TASK GOAL ->
Copy each line below exactly and leave the pictures out.

RECORDED DATA ->
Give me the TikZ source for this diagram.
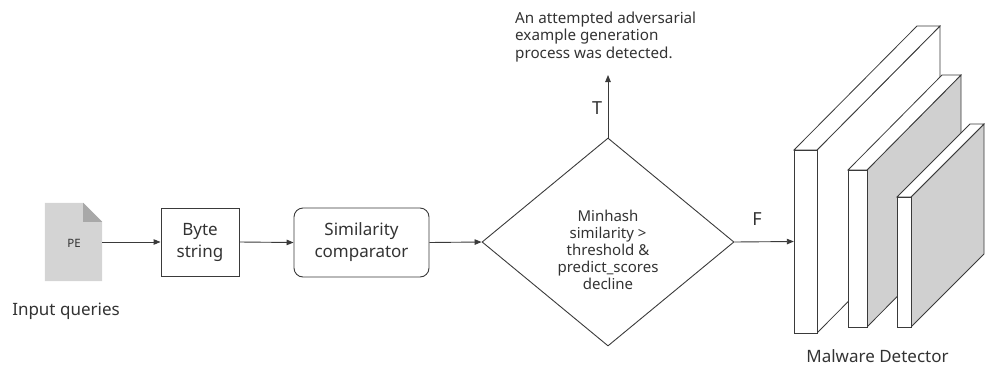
\documentclass[tikz,border=0pt]{standalone}
\usepackage{fontspec}
\setmainfont{Noto Sans}
\usetikzlibrary{shapes.geometric,arrows.meta}
\definecolor{ink}{HTML}{333333}
\definecolor{line}{HTML}{3A3A3A}
\definecolor{docgray}{HTML}{D4D4D4}
\definecolor{foldgray}{HTML}{A8A8A8}
\definecolor{sidegray}{HTML}{D0D0D0}
\tikzset{
  fsmall/.style={font=\fontsize{11.5}{14}\selectfont},
  fnote/.style={font=\fontsize{15.2}{17.3}\selectfont},
  fcond/.style={font=\fontsize{15}{17}\selectfont},
  fbox/.style={font=\fontsize{17}{22}\selectfont},
  flabel/.style={font=\fontsize{17}{20}\selectfont},
  fletter/.style={font=\fontsize{18}{21}\selectfont},
  every node/.style={text=ink},
  flow/.style={draw=line, line width=0.9pt, -{Triangle[length=7pt,width=5.5pt]}},
  box/.style={draw=line, line width=0.9pt, align=center, fbox, inner sep=0pt},
  slab/.style={draw=line, line width=0.8pt, line join=miter},
}
\begin{document}
\begin{tikzpicture}[x=1pt,y=-1pt]
\useasboundingbox (0,0) rectangle (987,367);

% input file icon
\node[minimum width=57pt, minimum height=78pt, inner sep=0pt] (pe) at (73.5,242) {};
\fill[docgray] (pe.south west) -- (pe.north west) -- ([xshift=-19pt]pe.north east)
  -- ([yshift=-19pt]pe.north east) -- (pe.south east) -- cycle;
\fill[foldgray] ([xshift=-19pt]pe.north east) -- ([xshift=-19pt,yshift=-19pt]pe.north east)
  -- ([yshift=-19pt]pe.north east) -- cycle;
\node[fsmall] (petext) at (74,243) {PE};
\node[flabel] (inq) at (66,311) {Input queries};

% processing boxes
\node[box, minimum width=78pt, minimum height=68pt] (byte) at (200,242) {Byte\\string};
\node[box, rounded corners=9pt, minimum width=135pt, minimum height=69pt] (sim) at (361.5,242.5) {Similarity\\comparator};

% decision
\node[draw=line, line width=0.9pt, shape=diamond, minimum width=252pt, minimum height=208pt,
      inner sep=0pt] (dec) at (608,242) {};
\node[align=center, fcond, inner sep=0pt] (cond) at (608,250)
  {Minhash\\similarity >\\threshold \&\\predict\_scores\\decline};

\coordinate (top) at (608,75);
\node[anchor=west, align=left, fnote, inner sep=0pt] (alert) at (515,37)
  {An attempted adversarial\\example generation\\process was detected.};

% malware detector layers
\node[minimum width=23pt, minimum height=183pt, inner sep=0pt] (l1) at (805.5,241.5) {};
\filldraw[slab, fill=white] (817,150) -- (940,26) -- (940,209) -- (817,333) -- cycle;
\filldraw[slab, fill=white] (794,150) -- (917,26) -- (940,26) -- (817,150) -- cycle;
\filldraw[slab, fill=white] (794,150) rectangle (817,333);

\filldraw[slab, fill=sidegray] (867,170) -- (961,75) -- (961,232) -- (867,327) -- cycle;
\filldraw[slab, fill=white] (848,170) -- (942,75) -- (961,75) -- (867,170) -- cycle;
\filldraw[slab, fill=white] (848,170) rectangle (867,327);

\filldraw[slab, fill=sidegray] (911,197) -- (984,124) -- (984,254) -- (911,327) -- cycle;
\filldraw[slab, fill=white] (897,197) -- (970,124) -- (984,124) -- (911,197) -- cycle;
\filldraw[slab, fill=white] (897,197) rectangle (911,327);

\node[flabel] (md) at (877.5,356) {Malware Detector};

% connectors
\draw[flow] (pe.east) -- (byte.west);
\draw[flow] (byte.east) -- (sim.west);
\draw[flow] (sim.east) -- (dec.west);
\draw[flow] (dec.north) -- (top);
\draw[flow] (dec.east) -- (l1.west);
\node[fletter] (tl) at (597,108) {T};
\node[fletter] (fl) at (757,219) {F};
\end{tikzpicture}
\end{document}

THE RESPONSE ->
Give me the TikZ source for this diagram.
\documentclass[tikz,border=0pt]{standalone}
\usepackage{fontspec}
\setmainfont{Noto Sans}
\usetikzlibrary{shapes.geometric,arrows.meta}
\definecolor{ink}{HTML}{333333}
\definecolor{line}{HTML}{3A3A3A}
\definecolor{docgray}{HTML}{D4D4D4}
\definecolor{foldgray}{HTML}{A8A8A8}
\definecolor{sidegray}{HTML}{D0D0D0}
\tikzset{
  fsmall/.style={font=\fontsize{11.5}{14}\selectfont},
  fnote/.style={font=\fontsize{15.2}{17.3}\selectfont},
  fcond/.style={font=\fontsize{15}{17}\selectfont},
  fbox/.style={font=\fontsize{17}{22}\selectfont},
  flabel/.style={font=\fontsize{17}{20}\selectfont},
  fletter/.style={font=\fontsize{18}{21}\selectfont},
  every node/.style={text=ink},
  flow/.style={draw=line, line width=0.9pt, -{Triangle[length=7pt,width=5.5pt]}},
  box/.style={draw=line, line width=0.9pt, align=center, fbox, inner sep=0pt},
  slab/.style={draw=line, line width=0.8pt, line join=miter},
}
\begin{document}
\begin{tikzpicture}[x=1pt,y=-1pt]
\useasboundingbox (0,0) rectangle (987,367);

% input file icon
\node[minimum width=57pt, minimum height=78pt, inner sep=0pt] (pe) at (73.5,242) {};
\fill[docgray] (pe.south west) -- (pe.north west) -- ([xshift=-19pt]pe.north east)
  -- ([yshift=-19pt]pe.north east) -- (pe.south east) -- cycle;
\fill[foldgray] ([xshift=-19pt]pe.north east) -- ([xshift=-19pt,yshift=-19pt]pe.north east)
  -- ([yshift=-19pt]pe.north east) -- cycle;
\node[fsmall] (petext) at (74,243) {PE};
\node[flabel] (inq) at (66,311) {Input queries};

% processing boxes
\node[box, minimum width=78pt, minimum height=68pt] (byte) at (200,242) {Byte\\string};
\node[box, rounded corners=9pt, minimum width=135pt, minimum height=69pt] (sim) at (361.5,242.5) {Similarity\\comparator};

% decision
\node[draw=line, line width=0.9pt, shape=diamond, minimum width=252pt, minimum height=208pt,
      inner sep=0pt] (dec) at (608,242) {};
\node[align=center, fcond, inner sep=0pt] (cond) at (608,250)
  {Minhash\\similarity >\\threshold \&\\predict\_scores\\decline};

\coordinate (top) at (608,75);
\node[anchor=west, align=left, fnote, inner sep=0pt] (alert) at (515,37)
  {An attempted adversarial\\example generation\\process was detected.};

% malware detector layers
\node[minimum width=23pt, minimum height=183pt, inner sep=0pt] (l1) at (805.5,241.5) {};
\filldraw[slab, fill=white] (817,150) -- (940,26) -- (940,209) -- (817,333) -- cycle;
\filldraw[slab, fill=white] (794,150) -- (917,26) -- (940,26) -- (817,150) -- cycle;
\filldraw[slab, fill=white] (794,150) rectangle (817,333);

\filldraw[slab, fill=sidegray] (867,170) -- (961,75) -- (961,232) -- (867,327) -- cycle;
\filldraw[slab, fill=white] (848,170) -- (942,75) -- (961,75) -- (867,170) -- cycle;
\filldraw[slab, fill=white] (848,170) rectangle (867,327);

\filldraw[slab, fill=sidegray] (911,197) -- (984,124) -- (984,254) -- (911,327) -- cycle;
\filldraw[slab, fill=white] (897,197) -- (970,124) -- (984,124) -- (911,197) -- cycle;
\filldraw[slab, fill=white] (897,197) rectangle (911,327);

\node[flabel] (md) at (877.5,356) {Malware Detector};

% connectors
\draw[flow] (pe.east) -- (byte.west);
\draw[flow] (byte.east) -- (sim.west);
\draw[flow] (sim.east) -- (dec.west);
\draw[flow] (dec.north) -- (top);
\draw[flow] (dec.east) -- (l1.west);
\node[fletter] (tl) at (597,108) {T};
\node[fletter] (fl) at (757,219) {F};
\end{tikzpicture}
\end{document}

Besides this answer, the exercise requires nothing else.